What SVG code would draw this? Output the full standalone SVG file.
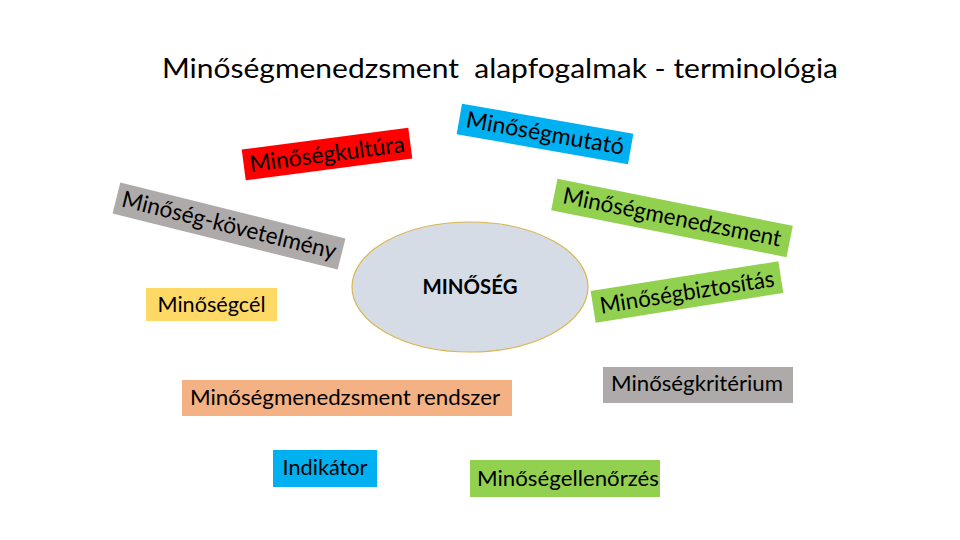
<svg xmlns="http://www.w3.org/2000/svg" width="960" height="540" viewBox="0 0 960 540">
<style>
text{font-family:Lato,"Open Sans","Liberation Sans",sans-serif;fill:#000}
.t{font-size:21px;text-anchor:middle}
.r{font-size:23px;text-anchor:middle}
</style>
<rect width="960" height="540" fill="#fff"/>
<text x="500" y="78" font-size="26" text-anchor="middle" style="white-space:pre" xml:space="preserve" textLength="676" lengthAdjust="spacingAndGlyphs">Minőségmenedzsment  alapfogalmak - terminológia</text>
<g id="minoseg">
<ellipse cx="470" cy="287" rx="118" ry="65" fill="#d6dce5" stroke="#d9b650" stroke-width="1.2"/>
<text x="470" y="294" font-size="20" font-weight="bold" text-anchor="middle" textLength="95" lengthAdjust="spacingAndGlyphs">MINŐSÉG</text>
</g>
<g id="kultura" transform="translate(327,154) rotate(-7.5)">
<rect x="-84" y="-15.5" width="168" height="31" fill="#ff0000"/>
<text class="r" y="8" font-size="21" textLength="156" lengthAdjust="spacingAndGlyphs">Minőségkultúra</text>
</g>
<g id="mutato" transform="translate(545,134) rotate(10)">
<rect x="-87" y="-15.5" width="174" height="31" fill="#00b0f0"/>
<text class="r" y="7" textLength="160" lengthAdjust="spacingAndGlyphs">Minőségmutató</text>
</g>
<g id="kovetelmeny" transform="translate(229,226) rotate(14)">
<rect x="-116" y="-16" width="232" height="32" fill="#aeaaaa"/>
<text class="r" y="7" textLength="220" lengthAdjust="spacingAndGlyphs">Minőség-követelmény</text>
</g>
<g id="menedzsment" transform="translate(672,218) rotate(11.3)">
<rect x="-120" y="-16" width="240" height="32" fill="#92d050"/>
<text class="r" y="7" textLength="222" lengthAdjust="spacingAndGlyphs">Minőségmenedzsment</text>
</g>
<g id="biztositas" transform="translate(687,292) rotate(-9)">
<rect x="-95" y="-16" width="190" height="32" fill="#92d050"/>
<text class="r" y="8" textLength="176" lengthAdjust="spacingAndGlyphs">Minőségbiztosítás</text>
</g>
<g id="cel">
<rect x="146" y="288" width="131" height="33" fill="#ffd966"/>
<text class="t" x="211.5" y="312" textLength="108" lengthAdjust="spacingAndGlyphs">Minőségcél</text>
</g>
<g id="rendszer">
<rect x="182" y="380" width="330" height="36" fill="#f4b183"/>
<text class="t" x="345" y="405" textLength="310" lengthAdjust="spacingAndGlyphs">Minőségmenedzsment rendszer</text>
</g>
<g id="kriterium">
<rect x="603" y="367" width="190" height="36" fill="#aeaaaa"/>
<text class="t" x="697" y="391" textLength="172" lengthAdjust="spacingAndGlyphs">Minőségkritérium</text>
</g>
<g id="indikator">
<rect x="273" y="450" width="104" height="37" fill="#00b0f0"/>
<text class="t" x="325" y="475" textLength="85" lengthAdjust="spacingAndGlyphs">Indikátor</text>
</g>
<g id="ellenorzes">
<rect x="470" y="460" width="190" height="37" fill="#92d050"/>
<text class="t" x="568" y="486" textLength="182" lengthAdjust="spacingAndGlyphs">Minőségellenőrzés</text>
</g>
<g id="connectors"></g>
</svg>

##############################

_Brief_: Repeat the listing verbatim. Skip the pictures.

_Final answer_:
What SVG code would draw this? Output the full standalone SVG file.
<svg xmlns="http://www.w3.org/2000/svg" width="960" height="540" viewBox="0 0 960 540">
<style>
text{font-family:Lato,"Open Sans","Liberation Sans",sans-serif;fill:#000}
.t{font-size:21px;text-anchor:middle}
.r{font-size:23px;text-anchor:middle}
</style>
<rect width="960" height="540" fill="#fff"/>
<text x="500" y="78" font-size="26" text-anchor="middle" style="white-space:pre" xml:space="preserve" textLength="676" lengthAdjust="spacingAndGlyphs">Minőségmenedzsment  alapfogalmak - terminológia</text>
<g id="minoseg">
<ellipse cx="470" cy="287" rx="118" ry="65" fill="#d6dce5" stroke="#d9b650" stroke-width="1.2"/>
<text x="470" y="294" font-size="20" font-weight="bold" text-anchor="middle" textLength="95" lengthAdjust="spacingAndGlyphs">MINŐSÉG</text>
</g>
<g id="kultura" transform="translate(327,154) rotate(-7.5)">
<rect x="-84" y="-15.5" width="168" height="31" fill="#ff0000"/>
<text class="r" y="8" font-size="21" textLength="156" lengthAdjust="spacingAndGlyphs">Minőségkultúra</text>
</g>
<g id="mutato" transform="translate(545,134) rotate(10)">
<rect x="-87" y="-15.5" width="174" height="31" fill="#00b0f0"/>
<text class="r" y="7" textLength="160" lengthAdjust="spacingAndGlyphs">Minőségmutató</text>
</g>
<g id="kovetelmeny" transform="translate(229,226) rotate(14)">
<rect x="-116" y="-16" width="232" height="32" fill="#aeaaaa"/>
<text class="r" y="7" textLength="220" lengthAdjust="spacingAndGlyphs">Minőség-követelmény</text>
</g>
<g id="menedzsment" transform="translate(672,218) rotate(11.3)">
<rect x="-120" y="-16" width="240" height="32" fill="#92d050"/>
<text class="r" y="7" textLength="222" lengthAdjust="spacingAndGlyphs">Minőségmenedzsment</text>
</g>
<g id="biztositas" transform="translate(687,292) rotate(-9)">
<rect x="-95" y="-16" width="190" height="32" fill="#92d050"/>
<text class="r" y="8" textLength="176" lengthAdjust="spacingAndGlyphs">Minőségbiztosítás</text>
</g>
<g id="cel">
<rect x="146" y="288" width="131" height="33" fill="#ffd966"/>
<text class="t" x="211.5" y="312" textLength="108" lengthAdjust="spacingAndGlyphs">Minőségcél</text>
</g>
<g id="rendszer">
<rect x="182" y="380" width="330" height="36" fill="#f4b183"/>
<text class="t" x="345" y="405" textLength="310" lengthAdjust="spacingAndGlyphs">Minőségmenedzsment rendszer</text>
</g>
<g id="kriterium">
<rect x="603" y="367" width="190" height="36" fill="#aeaaaa"/>
<text class="t" x="697" y="391" textLength="172" lengthAdjust="spacingAndGlyphs">Minőségkritérium</text>
</g>
<g id="indikator">
<rect x="273" y="450" width="104" height="37" fill="#00b0f0"/>
<text class="t" x="325" y="475" textLength="85" lengthAdjust="spacingAndGlyphs">Indikátor</text>
</g>
<g id="ellenorzes">
<rect x="470" y="460" width="190" height="37" fill="#92d050"/>
<text class="t" x="568" y="486" textLength="182" lengthAdjust="spacingAndGlyphs">Minőségellenőrzés</text>
</g>
<g id="connectors"></g>
</svg>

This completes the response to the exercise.